Artık İhsanoğlu’nu tanıyoruz. Kitapları, yaptığı ilmi çalışmalar, uluslararası başarılı görevler ve seçim kampanyası sırasındaki samimi konuşmalar yeterli olmuştur. Bundan dolayı, büyük güven ve bir teveccüh kazanmıştır. İhsanoğlu diyor ki:
Ben anayasanın tanıdığı yetkilere dayanarak içeride huzuru, dışarıda barışı gerçekleştirmek için çalışacağım. Birliği, sevgiyi, saygıyı, kardeşliği hakim kılmak amacımdır. Her türlü ayrımcılığı, husumeti, şiddeti, nefreti, düşmanlığı, kamplaşmayı, gerginliği reddederim. Siyaset dine, din siyasete karışmamalı. Türk Milletinin birliği ve üniter-lâik devlet yapımız bozulamaz, rejim değiştirilemez, Türkiye federal bir devlete dönüşemez. Toplumdaki her ihtilaf, birey hak ve özgürlükleri çerçevesinde halledilmelidir. Toplum; çatışmadan, horlanmadan, ayrışmadan, devletin tepesindeki kavgadan bıkmış, usanmıştır. Otoriterliğe doğru gidişe karşıyım. Hükümet yasamayı ve yargıyı baskı altına alır, buna Cumhurbaşkanlığını da ilâve ederse, bu rejime demokrasi denemez. Hükümetin, İsrail’in OECD ve Atom Kulübü’ne üye olmasının önündeki vetoyu kaldırması yanlış olmuştur.

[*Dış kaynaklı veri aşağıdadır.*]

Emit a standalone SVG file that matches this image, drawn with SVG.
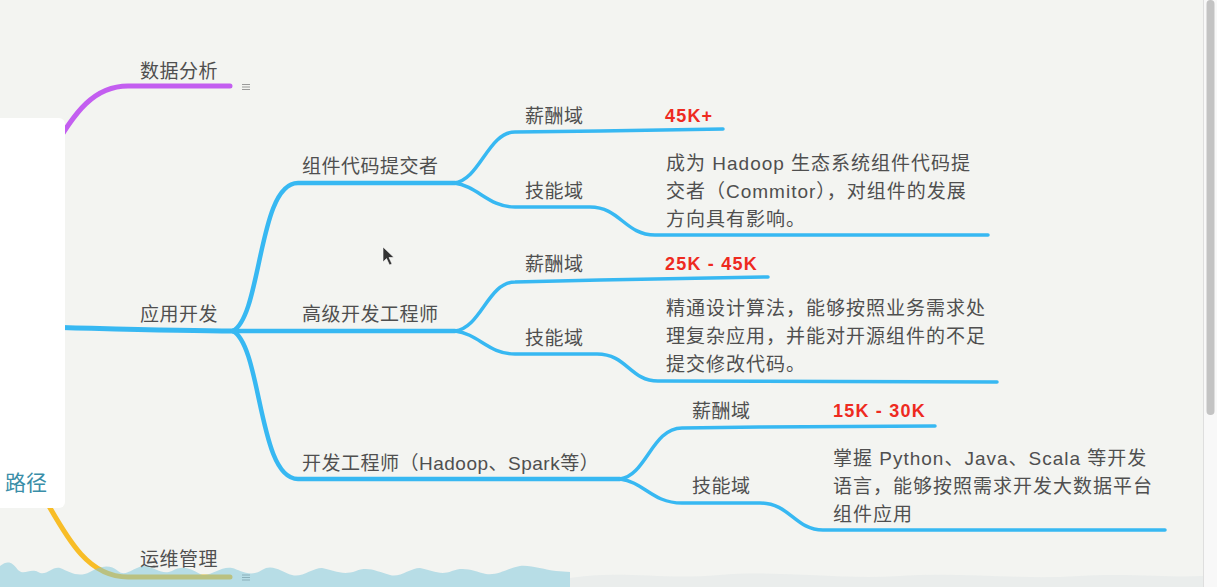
<svg xmlns="http://www.w3.org/2000/svg" width="1217" height="587" viewBox="0 0 1217 587">
<style>
.lbl{font-family:"Liberation Sans","Noto Sans CJK SC",sans-serif;font-size:19px;fill:#4f4f4f;letter-spacing:0.5px}
.desc{font-family:"Liberation Sans","Noto Sans CJK SC",sans-serif;font-size:19px;fill:#4f4f4f;letter-spacing:1px}
.sal{font-family:"Liberation Sans","Noto Sans CJK SC",sans-serif;font-size:18px;font-weight:bold;fill:#ee2a1f;letter-spacing:1.2px}
.b1{fill:none;stroke-width:5;stroke-linecap:round}
.b2{fill:none;stroke:#37b8f2;stroke-width:4.5;stroke-linecap:round}
.b3{fill:none;stroke:#37b8f2;stroke-width:3.5;stroke-linecap:round}
.ico{stroke:#9a9a9a;stroke-width:1.2}
</style>
<rect x="0" y="0" width="1217" height="587" fill="#f3f4f1"/>
<g id="connectors">
<path class="b1" stroke="#c35ef0" d="M 50 155 C 75 110, 95 86, 128 86 L 230 86"/>
<path class="b1" stroke="#37b8f2" d="M 40 327 C 120 329, 180 331, 233 331"/>
<path class="b1" stroke="#f8bd27" d="M 40 490 C 70 545, 90 577, 128 577 L 230 577"/>
<path class="b2" d="M 233 331 C 262 315, 258 183, 298 183 L 455 183"/>
<path class="b2" d="M 233 331 L 455 331"/>
<path class="b2" d="M 233 331 C 262 347, 258 479, 298 479 L 620 479"/>
<path class="b3" d="M 454 183 C 480 180, 488 132, 515 132 L 600 131 L 723 129"/>
<path class="b3" d="M 454 183 C 478 186, 488 207, 515 207 L 590 207 C 620 207, 625 235, 655 235 L 988 235"/>
<path class="b3" d="M 455 331 C 481 328, 488 282, 515 282 L 600 280 L 768 277"/>
<path class="b3" d="M 455 331 C 479 334, 488 354, 515 354 L 597 354 C 627 354, 630 381, 658 381 L 997 382"/>
<path class="b3" d="M 620 479 C 646 476, 652 428, 682 428 L 760 427 L 935 426"/>
<path class="b3" d="M 620 479 C 644 482, 652 503, 682 503 L 760 503 C 790 503, 795 530, 823 530 L 1165 530"/>
</g>
<g id="root">
<rect x="-10" y="118" width="75" height="390" rx="6" fill="#ffffff"/>
<text x="5" y="490" style="font-family:'Noto Sans CJK SC',sans-serif;font-size:21px;fill:#3a8ea8">路径</text>
</g>
<g id="n-shujufenxi">
<text class="lbl" x="140" y="78">数据分析</text>
<path class="ico" d="M242 84.5h8M242 87h8M242 89.5h8"/>
</g>
<g id="n-yingyongkaifa">
<text class="lbl" x="140" y="321">应用开发</text>
</g>
<g id="n-yunwei">
<text class="lbl" x="140" y="566">运维管理</text>
</g>
<g id="n-zujian">
<text class="lbl" x="302" y="173">组件代码提交者</text>
</g>
<g id="n-gaoji">
<text class="lbl" x="302" y="321">高级开发工程师</text>
</g>
<g id="n-kaifa">
<text class="lbl" x="302" y="470">开发工程师（Hadoop、Spark等）</text>
</g>
<g id="n-zujian-xc">
<text class="lbl" x="525" y="123">薪酬域</text>
<text class="sal" x="665" y="122">45K+</text>
</g>
<g id="n-zujian-jn">
<text class="lbl" x="525" y="198">技能域</text>
<text class="desc" x="666" y="170">成为 Hadoop 生态系统组件代码提</text>
<text class="desc" x="666" y="198">交者（Commitor），对组件的发展</text>
<text class="desc" x="666" y="226">方向具有影响。</text>
</g>
<g id="n-gaoji-xc">
<text class="lbl" x="525" y="271">薪酬域</text>
<text class="sal" x="665" y="270">25K - 45K</text>
</g>
<g id="n-gaoji-jn">
<text class="lbl" x="525" y="345">技能域</text>
<text class="desc" x="666" y="315">精通设计算法，能够按照业务需求处</text>
<text class="desc" x="666" y="343">理复杂应用，并能对开源组件的不足</text>
<text class="desc" x="666" y="371">提交修改代码。</text>
</g>
<g id="n-kaifa-xc">
<text class="lbl" x="692" y="418">薪酬域</text>
<text class="sal" x="833" y="417">15K - 30K</text>
</g>
<g id="n-kaifa-jn">
<text class="lbl" x="692" y="493">技能域</text>
<text class="desc" x="833" y="465">掌握 Python、Java、Scala 等开发</text>
<text class="desc" x="833" y="493">语言，能够按照需求开发大数据平台</text>
<text class="desc" x="833" y="521">组件应用</text>
</g>
<path class="ico" d="M242 575h8M242 577.5h8M242 580h8"/>
<path d="M0 566 C 8 560, 12 562, 18 570 C 24 576, 30 568, 38 572 C 46 577, 52 566, 60 568 C 70 572, 78 578, 90 572 C 100 566, 110 564, 118 571 C 126 578, 134 566, 146 566 C 156 568, 162 575, 172 571 C 182 565, 190 568, 200 574 C 210 578, 220 566, 232 568 C 240 570, 250 578, 262 570 C 272 563, 282 572, 292 575 C 302 578, 312 568, 322 568 C 334 570, 342 576, 356 571 C 368 566, 378 572, 390 575 C 400 578, 410 568, 420 568 C 432 570, 440 576, 452 571 C 464 566, 474 571, 486 574 C 498 576, 508 568, 520 566 C 532 565, 544 570, 556 571 L 570 572 L 570 587 L 0 587 Z" fill="#7cc5dc" fill-opacity="0.5"/>
<path d="M570 578 C 620 570, 660 580, 720 575 C 780 570, 840 580, 900 576 C 960 572, 1020 580, 1080 576 C 1130 573, 1170 578, 1203 576 L 1203 587 L 570 587 Z" fill="#e6eaea" fill-opacity="0.7"/>
<path d="M383 247 L383 262 L386.5 258.5 L389.5 265 L392 264 L389 257.5 L394 257.5 Z" fill="#333" stroke="#fff" stroke-width="0.6"/>
<rect x="1203" y="0" width="14" height="587" fill="#f8f8f8"/>
<line x1="1203.5" y1="0" x2="1203.5" y2="587" stroke="#dedede" stroke-width="1"/>
<rect x="1206.5" y="0" width="8" height="415" rx="4" fill="#c3c3c3"/>
</svg>
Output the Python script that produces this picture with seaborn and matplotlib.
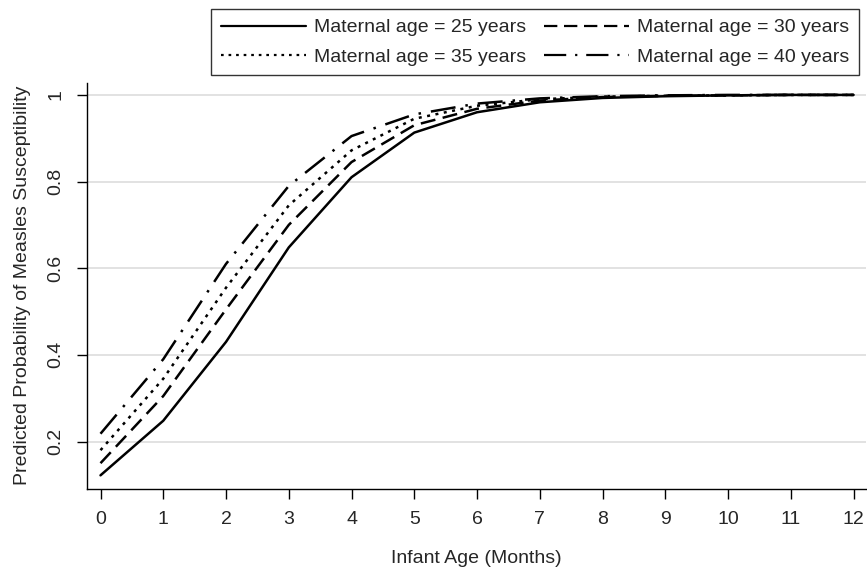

Görüldüğü gibi İhsanoğlu, birlikten, dirlikten yana bir bilge kişi. Ya Erdoğan? Yıllardan beri ve her gün, defalarca; aşağılayan, öfke, kin ve düşmanlık saçan, ayrıştırıcı bir üslubun sahibi. Daha iki gün önce, Ekmeleddin hocayı aday gösterenlere “şer cephesi” iftirasını atıvermiş!..
İhsanoğlu, tarihi bir fırsattır... Belki de Türk Milleti için son şanstır.